- **Problem requirements**: Take the lines from the top down to and including the one with "d3.scaleLinear().domain([0.85, 1.2]).range([plotB, plotT]);" and repeat them exactly. Omit images.

-------- Material

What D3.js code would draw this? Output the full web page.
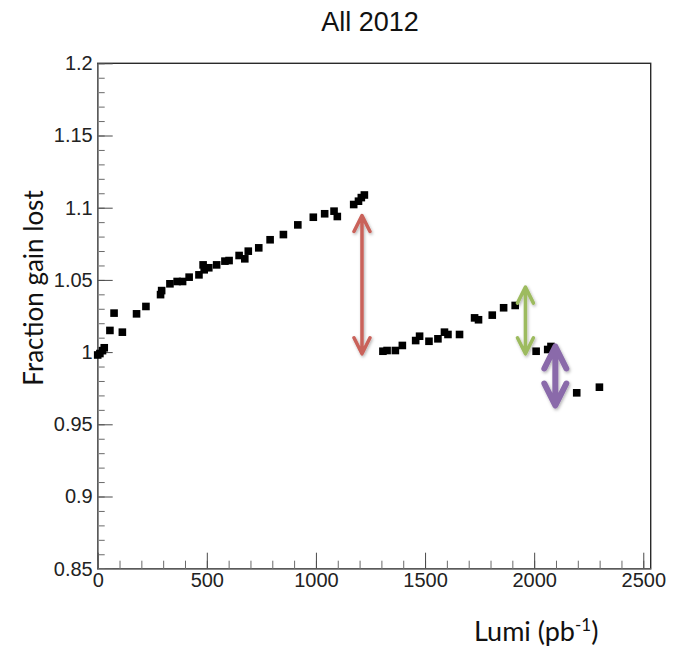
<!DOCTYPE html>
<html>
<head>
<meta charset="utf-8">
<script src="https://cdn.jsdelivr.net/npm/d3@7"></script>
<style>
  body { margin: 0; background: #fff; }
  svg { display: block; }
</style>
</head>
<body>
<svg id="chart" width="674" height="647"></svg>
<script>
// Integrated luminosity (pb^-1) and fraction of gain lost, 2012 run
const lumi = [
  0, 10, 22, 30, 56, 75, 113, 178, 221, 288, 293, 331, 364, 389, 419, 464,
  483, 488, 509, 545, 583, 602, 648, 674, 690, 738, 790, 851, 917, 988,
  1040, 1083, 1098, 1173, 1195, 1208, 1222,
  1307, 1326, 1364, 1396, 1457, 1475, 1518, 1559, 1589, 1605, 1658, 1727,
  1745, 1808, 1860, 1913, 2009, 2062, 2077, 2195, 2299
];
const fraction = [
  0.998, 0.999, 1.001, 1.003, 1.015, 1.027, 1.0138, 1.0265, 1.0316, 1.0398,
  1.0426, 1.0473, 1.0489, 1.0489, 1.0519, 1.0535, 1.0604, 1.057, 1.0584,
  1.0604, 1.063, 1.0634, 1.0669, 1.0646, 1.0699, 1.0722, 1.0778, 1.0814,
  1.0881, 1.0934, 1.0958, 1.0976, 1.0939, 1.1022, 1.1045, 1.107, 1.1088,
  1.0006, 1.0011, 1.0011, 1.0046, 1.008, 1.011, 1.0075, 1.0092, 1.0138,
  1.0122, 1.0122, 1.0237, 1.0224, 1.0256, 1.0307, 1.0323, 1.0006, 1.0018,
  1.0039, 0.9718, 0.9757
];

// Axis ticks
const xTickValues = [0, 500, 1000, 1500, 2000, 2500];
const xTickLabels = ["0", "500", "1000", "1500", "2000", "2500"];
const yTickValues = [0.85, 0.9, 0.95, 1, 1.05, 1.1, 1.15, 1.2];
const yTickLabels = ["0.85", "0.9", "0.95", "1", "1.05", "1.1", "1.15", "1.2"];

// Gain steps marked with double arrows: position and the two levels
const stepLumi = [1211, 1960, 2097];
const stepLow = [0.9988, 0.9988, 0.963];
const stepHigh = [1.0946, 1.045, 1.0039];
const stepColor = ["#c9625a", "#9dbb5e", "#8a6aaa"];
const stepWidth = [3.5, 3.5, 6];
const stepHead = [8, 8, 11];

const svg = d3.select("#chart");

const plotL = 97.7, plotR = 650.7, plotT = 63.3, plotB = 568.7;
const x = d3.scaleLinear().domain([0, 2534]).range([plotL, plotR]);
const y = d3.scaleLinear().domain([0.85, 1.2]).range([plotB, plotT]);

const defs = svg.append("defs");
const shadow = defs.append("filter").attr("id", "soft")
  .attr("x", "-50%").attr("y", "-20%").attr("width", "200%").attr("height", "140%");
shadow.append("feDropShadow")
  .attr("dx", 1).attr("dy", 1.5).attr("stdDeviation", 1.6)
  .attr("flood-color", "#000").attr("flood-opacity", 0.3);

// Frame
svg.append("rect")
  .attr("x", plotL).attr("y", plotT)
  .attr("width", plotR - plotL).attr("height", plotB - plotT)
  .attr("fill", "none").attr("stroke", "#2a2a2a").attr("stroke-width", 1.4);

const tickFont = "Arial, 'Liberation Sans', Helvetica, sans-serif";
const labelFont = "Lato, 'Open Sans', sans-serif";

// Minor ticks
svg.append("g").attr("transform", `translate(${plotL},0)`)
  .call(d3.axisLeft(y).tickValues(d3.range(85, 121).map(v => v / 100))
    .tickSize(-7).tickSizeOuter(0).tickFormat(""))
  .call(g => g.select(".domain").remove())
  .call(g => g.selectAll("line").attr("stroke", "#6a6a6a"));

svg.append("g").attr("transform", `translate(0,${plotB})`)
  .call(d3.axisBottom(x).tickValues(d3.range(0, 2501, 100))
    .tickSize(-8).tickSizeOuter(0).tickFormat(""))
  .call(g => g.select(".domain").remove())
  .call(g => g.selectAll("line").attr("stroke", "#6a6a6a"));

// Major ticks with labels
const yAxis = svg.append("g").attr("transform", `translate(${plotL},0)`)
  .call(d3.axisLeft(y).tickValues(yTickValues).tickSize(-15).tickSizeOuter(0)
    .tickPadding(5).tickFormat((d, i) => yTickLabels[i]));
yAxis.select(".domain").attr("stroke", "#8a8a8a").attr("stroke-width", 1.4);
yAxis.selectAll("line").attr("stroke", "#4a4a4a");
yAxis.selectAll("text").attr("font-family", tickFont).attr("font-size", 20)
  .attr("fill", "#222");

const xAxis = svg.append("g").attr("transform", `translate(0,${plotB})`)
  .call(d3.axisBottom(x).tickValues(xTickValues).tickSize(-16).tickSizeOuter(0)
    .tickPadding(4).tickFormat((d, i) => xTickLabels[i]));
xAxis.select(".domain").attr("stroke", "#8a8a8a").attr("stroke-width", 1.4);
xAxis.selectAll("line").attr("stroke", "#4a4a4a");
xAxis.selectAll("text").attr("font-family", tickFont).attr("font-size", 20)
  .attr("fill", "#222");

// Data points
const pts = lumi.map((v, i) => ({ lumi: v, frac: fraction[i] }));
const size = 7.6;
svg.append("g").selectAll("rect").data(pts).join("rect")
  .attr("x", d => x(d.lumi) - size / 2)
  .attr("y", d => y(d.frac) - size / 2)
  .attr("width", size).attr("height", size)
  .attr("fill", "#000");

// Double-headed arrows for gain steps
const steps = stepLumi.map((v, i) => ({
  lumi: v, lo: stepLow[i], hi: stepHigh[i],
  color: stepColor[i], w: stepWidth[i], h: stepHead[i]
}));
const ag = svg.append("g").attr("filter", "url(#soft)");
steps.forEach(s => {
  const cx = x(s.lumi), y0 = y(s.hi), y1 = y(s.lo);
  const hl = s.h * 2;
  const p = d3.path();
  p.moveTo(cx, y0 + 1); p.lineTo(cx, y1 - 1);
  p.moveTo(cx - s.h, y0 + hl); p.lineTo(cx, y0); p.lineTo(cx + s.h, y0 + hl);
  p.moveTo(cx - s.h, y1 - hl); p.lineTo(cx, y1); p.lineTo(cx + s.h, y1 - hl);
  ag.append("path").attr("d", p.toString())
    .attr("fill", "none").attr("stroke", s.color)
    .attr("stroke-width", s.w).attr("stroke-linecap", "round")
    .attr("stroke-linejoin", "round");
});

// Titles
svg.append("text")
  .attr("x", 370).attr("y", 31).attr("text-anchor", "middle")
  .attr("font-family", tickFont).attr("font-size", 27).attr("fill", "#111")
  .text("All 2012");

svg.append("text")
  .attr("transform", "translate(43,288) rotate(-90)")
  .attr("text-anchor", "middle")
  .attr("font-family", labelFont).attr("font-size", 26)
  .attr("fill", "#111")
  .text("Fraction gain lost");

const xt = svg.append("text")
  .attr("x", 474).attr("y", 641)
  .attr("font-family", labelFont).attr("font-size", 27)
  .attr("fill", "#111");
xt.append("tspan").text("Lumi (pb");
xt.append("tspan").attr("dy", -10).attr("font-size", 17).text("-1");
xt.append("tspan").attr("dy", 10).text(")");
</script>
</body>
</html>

----------------

- **Written response**:
What D3.js code would draw this? Output the full web page.
<!DOCTYPE html>
<html>
<head>
<meta charset="utf-8">
<script src="https://cdn.jsdelivr.net/npm/d3@7"></script>
<style>
  body { margin: 0; background: #fff; }
  svg { display: block; }
</style>
</head>
<body>
<svg id="chart" width="674" height="647"></svg>
<script>
// Integrated luminosity (pb^-1) and fraction of gain lost, 2012 run
const lumi = [
  0, 10, 22, 30, 56, 75, 113, 178, 221, 288, 293, 331, 364, 389, 419, 464,
  483, 488, 509, 545, 583, 602, 648, 674, 690, 738, 790, 851, 917, 988,
  1040, 1083, 1098, 1173, 1195, 1208, 1222,
  1307, 1326, 1364, 1396, 1457, 1475, 1518, 1559, 1589, 1605, 1658, 1727,
  1745, 1808, 1860, 1913, 2009, 2062, 2077, 2195, 2299
];
const fraction = [
  0.998, 0.999, 1.001, 1.003, 1.015, 1.027, 1.0138, 1.0265, 1.0316, 1.0398,
  1.0426, 1.0473, 1.0489, 1.0489, 1.0519, 1.0535, 1.0604, 1.057, 1.0584,
  1.0604, 1.063, 1.0634, 1.0669, 1.0646, 1.0699, 1.0722, 1.0778, 1.0814,
  1.0881, 1.0934, 1.0958, 1.0976, 1.0939, 1.1022, 1.1045, 1.107, 1.1088,
  1.0006, 1.0011, 1.0011, 1.0046, 1.008, 1.011, 1.0075, 1.0092, 1.0138,
  1.0122, 1.0122, 1.0237, 1.0224, 1.0256, 1.0307, 1.0323, 1.0006, 1.0018,
  1.0039, 0.9718, 0.9757
];

// Axis ticks
const xTickValues = [0, 500, 1000, 1500, 2000, 2500];
const xTickLabels = ["0", "500", "1000", "1500", "2000", "2500"];
const yTickValues = [0.85, 0.9, 0.95, 1, 1.05, 1.1, 1.15, 1.2];
const yTickLabels = ["0.85", "0.9", "0.95", "1", "1.05", "1.1", "1.15", "1.2"];

// Gain steps marked with double arrows: position and the two levels
const stepLumi = [1211, 1960, 2097];
const stepLow = [0.9988, 0.9988, 0.963];
const stepHigh = [1.0946, 1.045, 1.0039];
const stepColor = ["#c9625a", "#9dbb5e", "#8a6aaa"];
const stepWidth = [3.5, 3.5, 6];
const stepHead = [8, 8, 11];

const svg = d3.select("#chart");

const plotL = 97.7, plotR = 650.7, plotT = 63.3, plotB = 568.7;
const x = d3.scaleLinear().domain([0, 2534]).range([plotL, plotR]);
const y = d3.scaleLinear().domain([0.85, 1.2]).range([plotB, plotT]);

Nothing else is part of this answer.